- [Description of the task]
Leave out the pictures; transcribe all else exactly.

- [Supplied data]
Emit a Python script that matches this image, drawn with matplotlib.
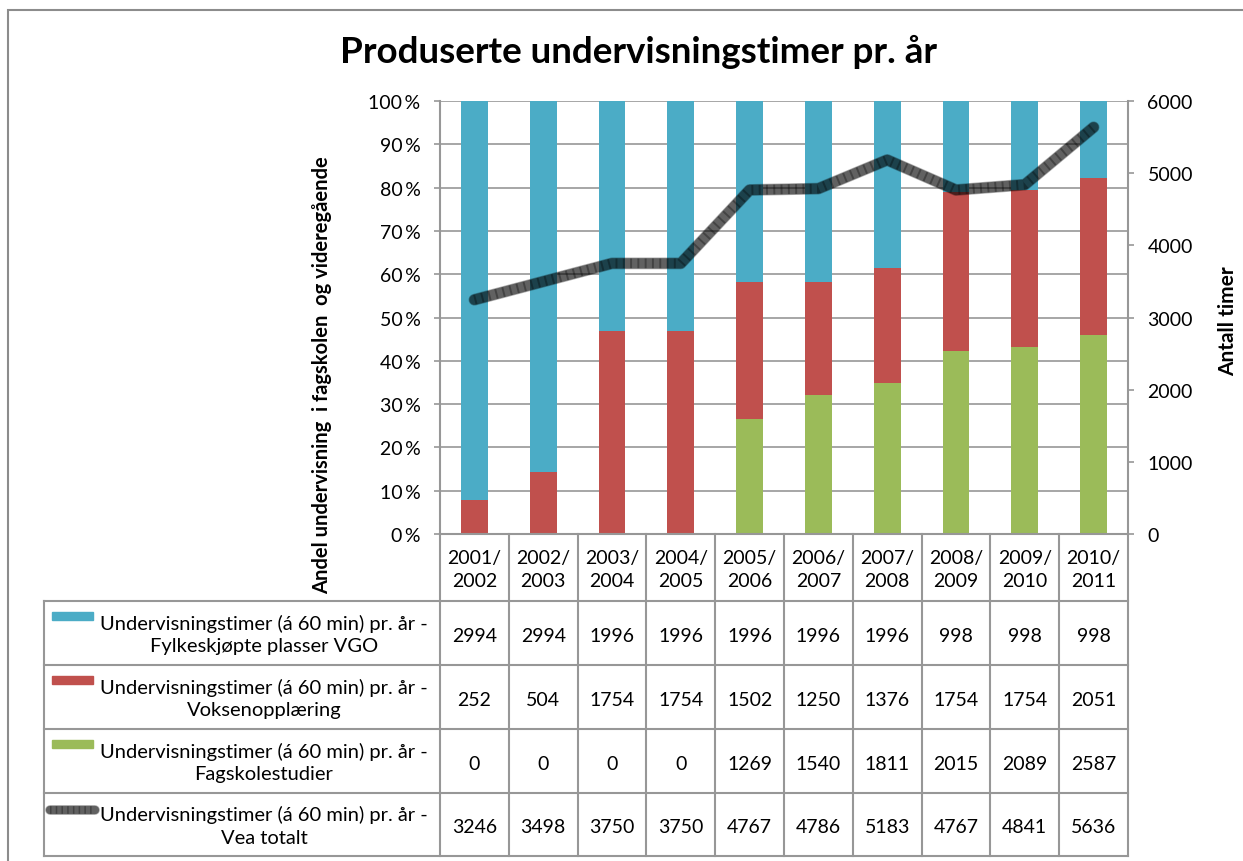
import numpy as np
import matplotlib.pyplot as plt
import matplotlib.patheffects as pe
from matplotlib.patches import Rectangle

plt.rcParams['font.family'] = ['Lato', 'DejaVu Sans']

# data
years = ["2001/\n2002", "2002/\n2003", "2003/\n2004", "2004/\n2005", "2005/\n2006",
         "2006/\n2007", "2007/\n2008", "2008/\n2009", "2009/\n2010", "2010/\n2011"]
vgo = [2994, 2994, 1996, 1996, 1996, 1996, 1996, 998, 998, 998]
voksen = [252, 504, 1754, 1754, 1502, 1250, 1376, 1754, 1754, 2051]
fagskole = [0, 0, 0, 0, 1269, 1540, 1811, 2015, 2089, 2587]
totalt = [3246, 3498, 3750, 3750, 4767, 4786, 5183, 4767, 4841, 5636]

series_names = ["Undervisningstimer (á 60 min) pr. år -\nFylkeskjøpte plasser VGO",
                "Undervisningstimer (á 60 min) pr. år -\nVoksenopplæring",
                "Undervisningstimer (á 60 min) pr. år -\nFagskolestudier",
                "Undervisningstimer (á 60 min) pr. år -\nVea totalt"]

c_blue = '#4BACC6'
c_red = '#C0504D'
c_green = '#9BBB59'
gridc = '#979797'

W, H = 1243, 862


def fx(px):
    return px / W


def fy(py):
    return 1 - py / H


fig = plt.figure(figsize=(W / 100, H / 100), dpi=100)

# outer chart border
fig.add_artist(Rectangle((fx(8), fy(875)), fx(1260) - fx(8), fy(11) - fy(875),
                         transform=fig.transFigure, fill=False, edgecolor='#8c8c8c', lw=1.5))

ax = fig.add_axes([fx(440), fy(535), fx(1128) - fx(440), fy(102) - fy(535)])
ax2 = ax.twinx()

x = np.arange(len(years))
vgo_a = np.array(vgo, dtype=float)
vok_a = np.array(voksen, dtype=float)
fag_a = np.array(fagskole, dtype=float)
tot = vgo_a + vok_a + fag_a

bw = 0.39
ax.bar(x, fag_a / tot, bw, color=c_green, zorder=2)
ax.bar(x, vok_a / tot, bw, bottom=fag_a / tot, color=c_red, zorder=2)
ax.bar(x, vgo_a / tot, bw, bottom=(fag_a + vok_a) / tot, color=c_blue, zorder=2)

ax.set_xlim(-0.5, len(years) - 0.5)
ax.set_ylim(0, 1)
ax.set_yticks(np.arange(0, 1.01, 0.1))
ax.set_yticklabels([f"{int(round(v * 100))}\u2009%" for v in np.arange(0, 1.01, 0.1)], fontsize=14)
ax.set_xticks([])
ax.yaxis.grid(True, color=gridc, lw=1.2)
ax.set_axisbelow(True)
ax.tick_params(axis='y', length=4, color=gridc, width=1.2, pad=10)
for s in ['top', 'right']:
    ax.spines[s].set_visible(False)
for s in ['left', 'bottom']:
    ax.spines[s].set_color(gridc)
    ax.spines[s].set_linewidth(1.5)

# total hours line, secondary axis
ax2.plot(x, totalt, color=(0, 0, 0, 0.45), lw=7.5, solid_capstyle='round', solid_joinstyle='round',
         path_effects=[pe.Stroke(linewidth=8.5, foreground=(0, 0, 0, 0.3)), pe.Normal()], zorder=3)
ax2.plot(x, totalt, color=(0, 0, 0, 0.3), lw=7.0, dashes=(0.2, 0.55), dash_capstyle='butt', zorder=4)
ax2.set_ylim(0, 6000)
ax2.set_yticks(range(0, 6001, 1000))
ax2.tick_params(axis='y', length=4, color=gridc, width=1.2, labelsize=14, pad=10)
for s in ['top', 'left', 'bottom']:
    ax2.spines[s].set_visible(False)
ax2.spines['right'].set_color(gridc)
ax2.spines['right'].set_linewidth(1.5)

# titles and axis labels
fig.text(fx(638), fy(52), "Produserte undervisningstimer pr. år", ha='center', va='center',
         fontsize=26.5, fontweight='bold')
fig.text(fx(322), fy(375), "Andel undervisning  i fagskolen  og videregående", rotation=90,
         ha='center', va='center', fontsize=14.5, fontweight='bold')
fig.text(fx(1228), fy(321), "Antall timer", rotation=90, ha='center', va='center',
         fontsize=15, fontweight='bold')

# data table below the chart
tab = fig.add_axes([fx(44), fy(857), fx(1128) - fx(44), fy(535) - fy(857)])
colw = (1128 - 440) / len(years)
x_left = -0.5 - (440 - 44) / colw
tab.set_xlim(x_left, len(years) - 0.5)
tab.set_ylim(322, 0)
tab.axis('off')


def px2c(px):
    return -0.5 + (px - 440) / colw


row_edges = [0, 67, 131, 195, 259, 322]
for k in range(len(years) + 1):
    tab.plot([k - 0.5, k - 0.5], [0, 322], color=gridc, lw=1.5, clip_on=False)
tab.plot([x_left, x_left], [67, 322], color=gridc, lw=1.5, clip_on=False)
for yy in row_edges[1:]:
    tab.plot([x_left, len(years) - 0.5], [yy, yy], color=gridc, lw=1.5, clip_on=False)

for i, lab in enumerate(years):
    tab.text(i, 35, lab, ha='center', va='center', fontsize=14, linespacing=1.45)

rows = [vgo, voksen, fagskole, totalt]
for r, vals in enumerate(rows):
    top = row_edges[r + 1]
    bot = row_edges[r + 2]
    mid = (top + bot) / 2
    for i, v in enumerate(vals):
        tab.text(i, mid + 2, str(v), ha='center', va='center', fontsize=14)
    tab.text(px2c(100), mid + 1, series_names[r], ha='left', va='center', multialignment='center',
             fontsize=14.5, linespacing=1.4)

key_colors = [c_blue, c_red, c_green]
for r, c in enumerate(key_colors):
    top = row_edges[r + 1]
    tab.add_patch(Rectangle((px2c(52), top + 11), px2c(93) - px2c(52), 8, color=c, clip_on=False))
ly = row_edges[4] + 17
tab.plot([px2c(50), px2c(95)], [ly, ly], color=(0, 0, 0, 0.45), lw=6, solid_capstyle='round',
         path_effects=[pe.Stroke(linewidth=7, foreground=(0, 0, 0, 0.3)), pe.Normal()], clip_on=False)
tab.plot([px2c(50), px2c(95)], [ly, ly], color=(0, 0, 0, 0.3), lw=5.5, dashes=(0.2, 0.55), clip_on=False)

fig.savefig("out.png", dpi=100)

- [Response to the task]
Emit a Python script that matches this image, drawn with matplotlib.
import numpy as np
import matplotlib.pyplot as plt
import matplotlib.patheffects as pe
from matplotlib.patches import Rectangle

plt.rcParams['font.family'] = ['Lato', 'DejaVu Sans']

# data
years = ["2001/\n2002", "2002/\n2003", "2003/\n2004", "2004/\n2005", "2005/\n2006",
         "2006/\n2007", "2007/\n2008", "2008/\n2009", "2009/\n2010", "2010/\n2011"]
vgo = [2994, 2994, 1996, 1996, 1996, 1996, 1996, 998, 998, 998]
voksen = [252, 504, 1754, 1754, 1502, 1250, 1376, 1754, 1754, 2051]
fagskole = [0, 0, 0, 0, 1269, 1540, 1811, 2015, 2089, 2587]
totalt = [3246, 3498, 3750, 3750, 4767, 4786, 5183, 4767, 4841, 5636]

series_names = ["Undervisningstimer (á 60 min) pr. år -\nFylkeskjøpte plasser VGO",
                "Undervisningstimer (á 60 min) pr. år -\nVoksenopplæring",
                "Undervisningstimer (á 60 min) pr. år -\nFagskolestudier",
                "Undervisningstimer (á 60 min) pr. år -\nVea totalt"]

c_blue = '#4BACC6'
c_red = '#C0504D'
c_green = '#9BBB59'
gridc = '#979797'

W, H = 1243, 862


def fx(px):
    return px / W


def fy(py):
    return 1 - py / H


fig = plt.figure(figsize=(W / 100, H / 100), dpi=100)

# outer chart border
fig.add_artist(Rectangle((fx(8), fy(875)), fx(1260) - fx(8), fy(11) - fy(875),
                         transform=fig.transFigure, fill=False, edgecolor='#8c8c8c', lw=1.5))

ax = fig.add_axes([fx(440), fy(535), fx(1128) - fx(440), fy(102) - fy(535)])
ax2 = ax.twinx()

x = np.arange(len(years))
vgo_a = np.array(vgo, dtype=float)
vok_a = np.array(voksen, dtype=float)
fag_a = np.array(fagskole, dtype=float)
tot = vgo_a + vok_a + fag_a

bw = 0.39
ax.bar(x, fag_a / tot, bw, color=c_green, zorder=2)
ax.bar(x, vok_a / tot, bw, bottom=fag_a / tot, color=c_red, zorder=2)
ax.bar(x, vgo_a / tot, bw, bottom=(fag_a + vok_a) / tot, color=c_blue, zorder=2)

ax.set_xlim(-0.5, len(years) - 0.5)
ax.set_ylim(0, 1)
ax.set_yticks(np.arange(0, 1.01, 0.1))
ax.set_yticklabels([f"{int(round(v * 100))}\u2009%" for v in np.arange(0, 1.01, 0.1)], fontsize=14)
ax.set_xticks([])
ax.yaxis.grid(True, color=gridc, lw=1.2)
ax.set_axisbelow(True)
ax.tick_params(axis='y', length=4, color=gridc, width=1.2, pad=10)
for s in ['top', 'right']:
    ax.spines[s].set_visible(False)
for s in ['left', 'bottom']:
    ax.spines[s].set_color(gridc)
    ax.spines[s].set_linewidth(1.5)

# total hours line, secondary axis
ax2.plot(x, totalt, color=(0, 0, 0, 0.45), lw=7.5, solid_capstyle='round', solid_joinstyle='round',
         path_effects=[pe.Stroke(linewidth=8.5, foreground=(0, 0, 0, 0.3)), pe.Normal()], zorder=3)
ax2.plot(x, totalt, color=(0, 0, 0, 0.3), lw=7.0, dashes=(0.2, 0.55), dash_capstyle='butt', zorder=4)
ax2.set_ylim(0, 6000)
ax2.set_yticks(range(0, 6001, 1000))
ax2.tick_params(axis='y', length=4, color=gridc, width=1.2, labelsize=14, pad=10)
for s in ['top', 'left', 'bottom']:
    ax2.spines[s].set_visible(False)
ax2.spines['right'].set_color(gridc)
ax2.spines['right'].set_linewidth(1.5)

# titles and axis labels
fig.text(fx(638), fy(52), "Produserte undervisningstimer pr. år", ha='center', va='center',
         fontsize=26.5, fontweight='bold')
fig.text(fx(322), fy(375), "Andel undervisning  i fagskolen  og videregående", rotation=90,
         ha='center', va='center', fontsize=14.5, fontweight='bold')
fig.text(fx(1228), fy(321), "Antall timer", rotation=90, ha='center', va='center',
         fontsize=15, fontweight='bold')

# data table below the chart
tab = fig.add_axes([fx(44), fy(857), fx(1128) - fx(44), fy(535) - fy(857)])
colw = (1128 - 440) / len(years)
x_left = -0.5 - (440 - 44) / colw
tab.set_xlim(x_left, len(years) - 0.5)
tab.set_ylim(322, 0)
tab.axis('off')


def px2c(px):
    return -0.5 + (px - 440) / colw


row_edges = [0, 67, 131, 195, 259, 322]
for k in range(len(years) + 1):
    tab.plot([k - 0.5, k - 0.5], [0, 322], color=gridc, lw=1.5, clip_on=False)
tab.plot([x_left, x_left], [67, 322], color=gridc, lw=1.5, clip_on=False)
for yy in row_edges[1:]:
    tab.plot([x_left, len(years) - 0.5], [yy, yy], color=gridc, lw=1.5, clip_on=False)

for i, lab in enumerate(years):
    tab.text(i, 35, lab, ha='center', va='center', fontsize=14, linespacing=1.45)

rows = [vgo, voksen, fagskole, totalt]
for r, vals in enumerate(rows):
    top = row_edges[r + 1]
    bot = row_edges[r + 2]
    mid = (top + bot) / 2
    for i, v in enumerate(vals):
        tab.text(i, mid + 2, str(v), ha='center', va='center', fontsize=14)
    tab.text(px2c(100), mid + 1, series_names[r], ha='left', va='center', multialignment='center',
             fontsize=14.5, linespacing=1.4)

key_colors = [c_blue, c_red, c_green]
for r, c in enumerate(key_colors):
    top = row_edges[r + 1]
    tab.add_patch(Rectangle((px2c(52), top + 11), px2c(93) - px2c(52), 8, color=c, clip_on=False))
ly = row_edges[4] + 17
tab.plot([px2c(50), px2c(95)], [ly, ly], color=(0, 0, 0, 0.45), lw=6, solid_capstyle='round',
         path_effects=[pe.Stroke(linewidth=7, foreground=(0, 0, 0, 0.3)), pe.Normal()], clip_on=False)
tab.plot([px2c(50), px2c(95)], [ly, ly], color=(0, 0, 0, 0.3), lw=5.5, dashes=(0.2, 0.55), clip_on=False)

fig.savefig("out.png", dpi=100)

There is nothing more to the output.